I spent the weekend doing various neighborly activities, such as participating in a multi-home yard sale and watching football. Throughout encountering various familiar faces and quasi-acquaintances, I also began to learn incredibly intimate details about their lives, and not from them.
I stumbled into the murky political waters of social positioning, which grows more complicated because it exists on either side of our house, across the street and down the road. It is a realm of who knows whom, who has what, and how many iterations and generations live on the block. I can only imagine what they are saying about me. And in fact, where is this information leak coming from?
Among tid-bits and pieces learned, I heard about various crimes, substance abuses, and other degrees of personal judgement.

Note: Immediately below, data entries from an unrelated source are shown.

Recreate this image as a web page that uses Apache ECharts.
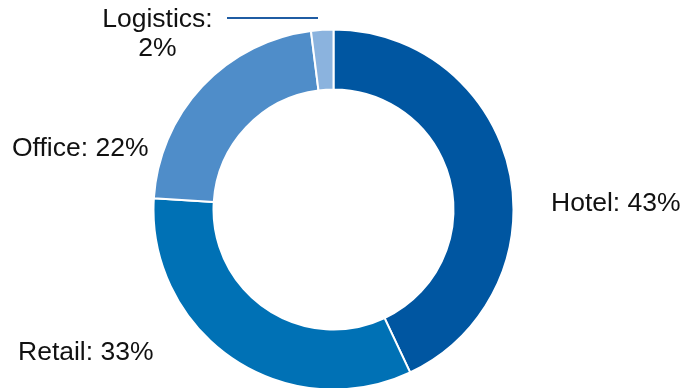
<!DOCTYPE html>
<html>
<head>
<meta charset="utf-8">
<script src="https://cdn.jsdelivr.net/npm/echarts@6/dist/echarts.min.js"></script>
<style>html,body{margin:0;padding:0;background:#fff}#c{width:683px;height:388px}</style>
</head>
<body>
<div id="c"></div>
<script>
const categories = ['Hotel', 'Retail', 'Office', 'Logistics'];
const values = [43, 33, 22, 2];
const colors = ['#0056A1', '#0071B5', '#4F8DC9', '#8BB3DE'];

const labelPos = [
  {x: 551, y: 204, align: 'left'},
  {x: 18, y: 353, align: 'left'},
  {x: 12, y: 149, align: 'left'},
  {x: 157.5, y: 34, align: 'center'}
];

const chart = echarts.init(document.getElementById('c'));
chart.setOption({
  animation: false,
  series: [{
    type: 'pie',
    center: [333.5, 209.5],
    radius: [120, 180],
    startAngle: 90,
    clockwise: true,
    avoidLabelOverlap: false,
    itemStyle: {borderColor: '#fff', borderWidth: 2},
    label: {
      show: true,
      color: '#111',
      fontFamily: 'Liberation Sans, Arial, sans-serif',
      fontSize: 26.5,
      lineHeight: 29,
      formatter: function (p) {
        return p.name === 'Logistics' ? p.name + ':\n' + p.value + '%' : p.name + ': ' + p.value + '%';
      }
    },
    labelLine: {show: false},
    labelLayout: function (p) {
      const lp = labelPos[p.dataIndex];
      const r = {x: lp.x, y: lp.y, align: lp.align, verticalAlign: 'middle'};
      if (p.dataIndex === 3) {
        r.labelLinePoints = [[227, 18], [272, 18], [318, 18]];
      }
      return r;
    },
    data: categories.map((c, i) => {
      const d = {name: c, value: values[i], itemStyle: {color: colors[i]}};
      if (c === 'Logistics') {
        d.label = {align: 'center'};
        d.labelLine = {show: true, lineStyle: {color: '#1F5CA3', width: 2}};
      }
      return d;
    })
  }]
});
</script>
</body>
</html>
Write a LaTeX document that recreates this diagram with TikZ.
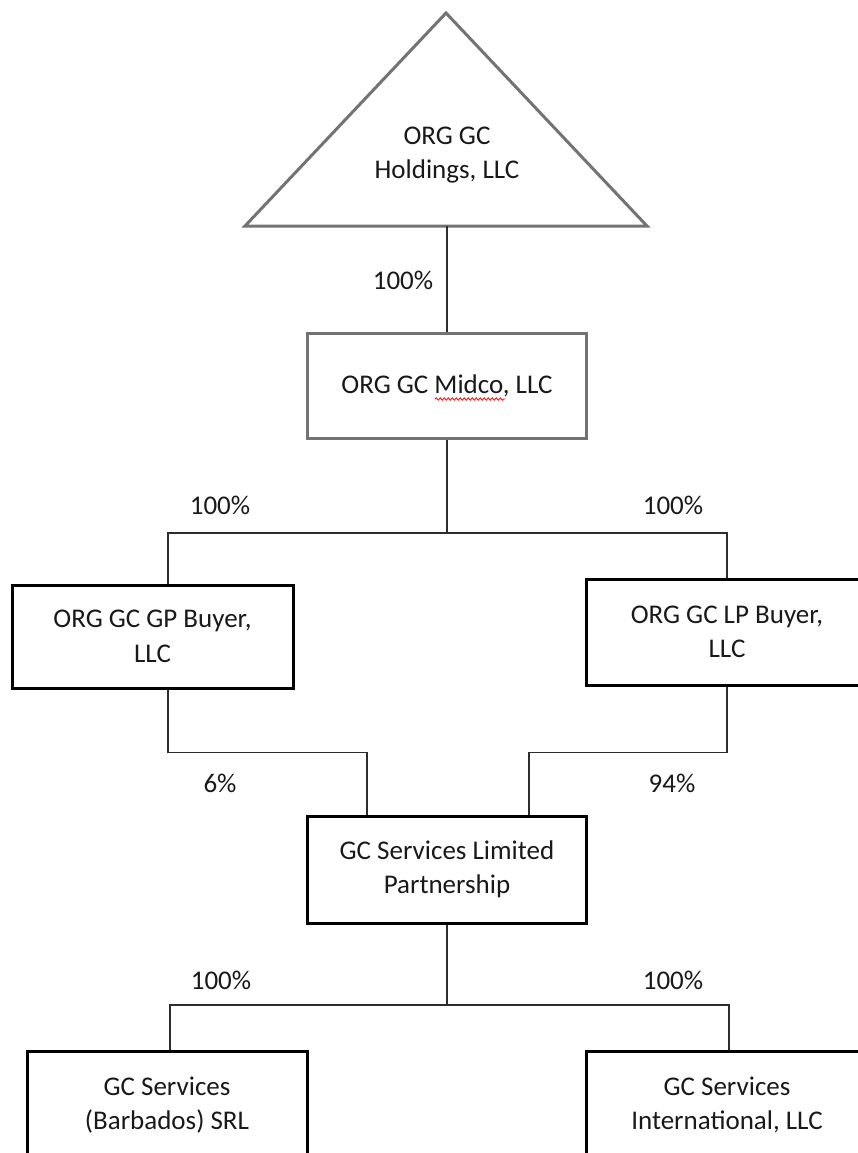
\documentclass[tikz,border=0pt]{standalone}
\usepackage{fontspec}
\setmainfont{Carlito}
\usetikzlibrary{decorations.pathmorphing}
\definecolor{txt}{RGB}{25,25,25}
\definecolor{linec}{RGB}{45,45,45}
\definecolor{grayb}{RGB}{115,115,115}
\tikzset{
  entity/.style={draw=black, line width=3pt, fill=white, align=center, text=txt,
    font=\fontsize{27}{34.5}\selectfont, inner sep=0pt},
  grayentity/.style={entity, draw=grayb},
  conn/.style={draw=linec, line width=1.3pt},
  pct/.style={text=txt, font=\fontsize{27}{32}\selectfont, inner sep=0pt},
}
\begin{document}
\begin{tikzpicture}[x=1pt,y=-1pt]
\useasboundingbox (0,0) rectangle (857,1153);
% triangle
\coordinate (apex) at (446,13);
\coordinate (tl) at (245,226);
\coordinate (tr) at (647,226);
\coordinate (tbase) at (447,226);
\draw[draw=grayb, line width=3pt, line join=miter] (apex) -- (tr) -- (tl) -- cycle;
\node[pct, align=center, font=\fontsize{27}{34.5}\selectfont] (hold) at (447,155) {ORG GC\\Holdings, LLC};
% boxes
\node[grayentity, minimum width=279pt, minimum height=105pt] (midco) at (447,385.5) {ORG GC Midco, LLC};
\node[entity, minimum width=281pt, minimum height=103pt] (gp) at (152.5,636.5) {ORG GC GP Buyer,\\LLC};
\node[entity, minimum width=282pt, minimum height=106pt] (lp) at (727,632) {ORG GC LP Buyer,\\LLC};
\node[entity, minimum width=279pt, minimum height=107pt] (gcs) at (447,869.5) {GC Services Limited\\Partnership};
\node[entity, minimum width=280pt, minimum height=107pt] (barb) at (167,1105) {GC Services\\(Barbados) SRL};
\node[entity, minimum width=282pt, minimum height=107pt] (intl) at (727,1105) {GC Services\\International, LLC};
% spell-check squiggle
\coordinate (sq1) at (435,399);
\coordinate (sq2) at (505,399);
\draw[red, line width=0.8pt, decorate, decoration={snake, segment length=4pt, amplitude=1.2pt}] (sq1) -- (sq2);
% connectors
\draw[conn] (tbase) -- (midco.north);
\coordinate (bus1) at (447,533);
\draw[conn] (midco.south) -- (bus1);
\draw[conn] (bus1) -| ([xshift=15.5pt]gp.north);
\draw[conn] (bus1) -| (lp.north);
\draw[conn] ([xshift=15.5pt]gp.south) |- ([xshift=-80pt,yshift=62pt]gcs.north) -- ([xshift=-80pt]gcs.north);
\draw[conn] (lp.south) |- ([xshift=82pt,yshift=62pt]gcs.north) -- ([xshift=82pt]gcs.north);
\coordinate (bus3) at (447,1005);
\draw[conn] (gcs.south) -- (bus3);
\draw[conn] (bus3) -| ([xshift=3pt]barb.north);
\draw[conn] (bus3) -| ([xshift=2pt]intl.north);
% percentages
\node[pct] (p1) at (403,280) {100\%};
\node[pct] (p2) at (220,505) {100\%};
\node[pct] (p3) at (673,505) {100\%};
\node[pct] (p4) at (220,783) {6\%};
\node[pct] (p5) at (672,783) {94\%};
\node[pct] (p6) at (221,980) {100\%};
\node[pct] (p7) at (673,980) {100\%};
\end{tikzpicture}
\end{document}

All stuff I did not need to know, and things I am certain would be considered hurtful to the owners of said gossip, but stuff that was gleefully passed to me, a new-comer who has only resided here for three years.
So what I am wondering is, is it safe to say that the elephant might be things that we won't acknowledge within our personal environs, but things which become owned and discussed inappropriately in the public realm? Posted by HC Park
Someone told me not too long ago that blogging was a good idea. I am dubious, but now that I have more time on my hands, I figure it can't do too much harm. Herein lays the challenge in relying on conventional representations to express ideas. We must all agree on what that initial information must be. So my challenge becomes how do I make succinct little expressions that are accurate and read conclusively to the ideas I want to express?
Sketchbooks are usually visual diaries. Journals for brainstorming, experimenting and developing our thoughts and methods with the end goal being some other project or final piece. I had an art teacher in high school (I cannot remember which one but probably Mrs. Freger) who cautioned us from becoming too attached to the pages of our sketch books. I used to draw very precisely and carefully, always only on one side of each page, rendering still lives and the human figure meticulously. I was so proud of this hard bound book, but when I showed my teacher, she criticized the scores of blank pages and the overly rendered objects within. The ego blows came early, and never seem to cease but I can usually look back to find the lesson inherent in each ache.
In this case, it was a caution to not take myself, or my sketchbook, too seriously. The danger in this being that potential trap of getting stuck between two pages with no room to move. Not to mention, if I can't get off the pages of a book and into a larger space, I will not have the space to grow.
Now I tend not to keep sketchbooks as a general practice any more. Depending on what medium I am working in, I will sketch directly onto the canvas, make a sequence of images until it is right or work in multiple layers. This is a form of journaling I suppose, but I might benefit from rediscovering the practice of keeping a bound space to jot down ideas without being forced to commit to the project before I know what it is, or else covering all the tracks of my process.